The blaring use of the very worst language possible, in our public thoroughfares—especially in those set apart for recreation—is another disgrace to us, and another result of constabular contemplation, the like of which I have never heard in any other country to which my uncommercial travels have extended. Years ago, when I had a near interest in certain children who were sent with their nurses, for air and exercise, into the Regent’s Park, I found this evil to be so abhorrent and horrible there, that I called public attention to it, and also to its contemplative reception by the Police. Looking afterwards into the newest Police Act, and finding that the offence was punishable under it, I resolved, when striking occasion should arise, to try my hand as prosecutor. The occasion arose soon enough, and I ran the following gauntlet.
The utterer of the base coin in question was a girl of seventeen or eighteen, who, with a suitable attendance of blackguards, youths, and boys, was flaunting along the streets, returning from an Irish funeral, in a Progress interspersed with singing and dancing. She had turned round to me and expressed herself in the most audible manner, to the great delight of that select circle. I attended the party, on the opposite side of the way, for a mile further, and then encountered a Police-constable. The party had made themselves merry at my expense until now, but seeing me speak to the constable, its male members instantly took to their heels, leaving the girl alone. I asked the constable did he know my name? Yes, he did. ‘Take that girl into custody, on my charge, for using bad language in the streets.’ He had never heard of such a charge. I had. Would he take my word that he should get into no trouble? Yes, sir, he would do that. So he took the girl, and I went home for my Police Act.

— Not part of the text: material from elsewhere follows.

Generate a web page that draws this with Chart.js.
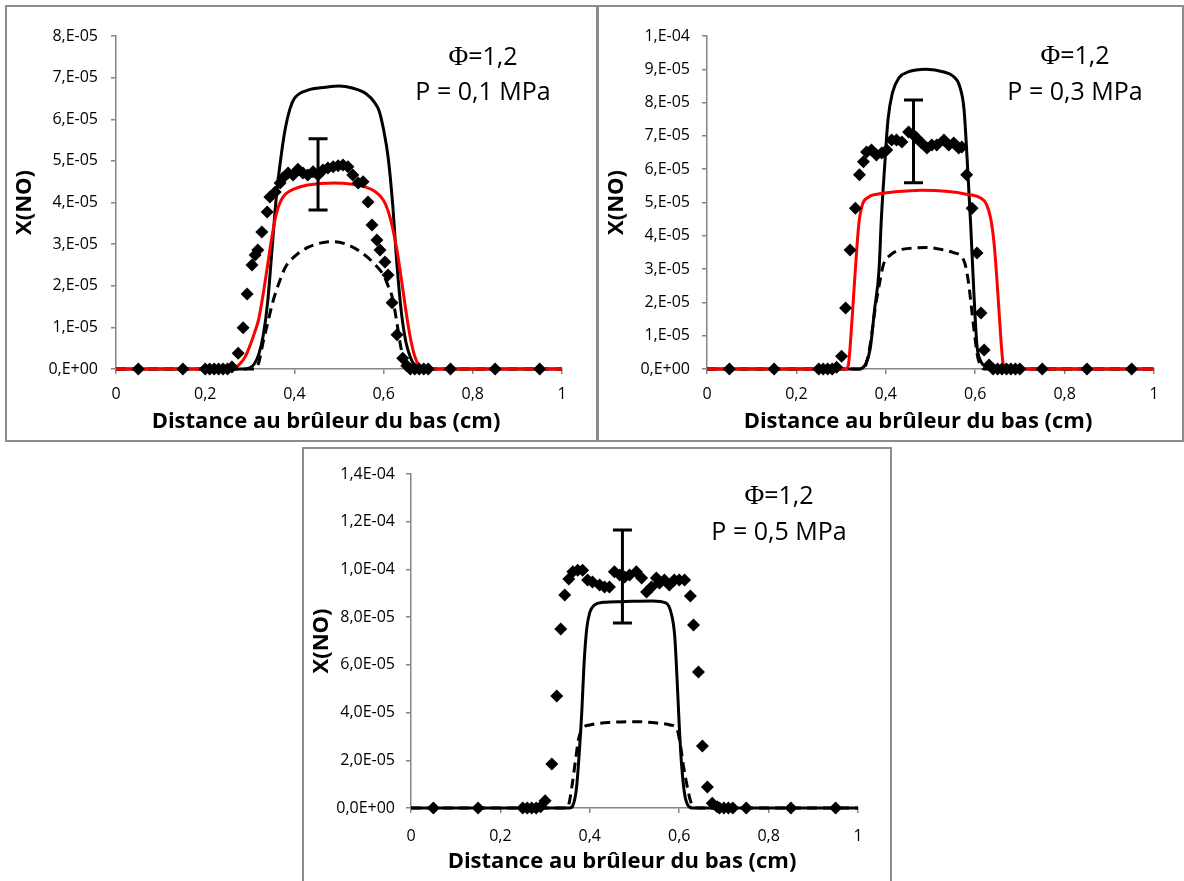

With this potent instrument in my pocket, I literally as well as figuratively ‘returned to the charge,’ and presented myself at the Police Station of the district. There, I found on duty a very intelligent Inspector (they are all intelligent men), who, likewise, had never heard of such a charge. I showed him my clause, and we went over it together twice or thrice. It was plain, and I engaged to wait upon the suburban Magistrate to-morrow morning at ten o’clock.
In the morning I put my Police Act in my pocket again, and waited on the suburban Magistrate. I was not quite so courteously received by him as I should have been by The Lord Chancellor or The Lord Chief Justice, but that was a question of good breeding on the suburban Magistrate’s part, and I had my clause ready with its leaf turned down. Which was enough for me.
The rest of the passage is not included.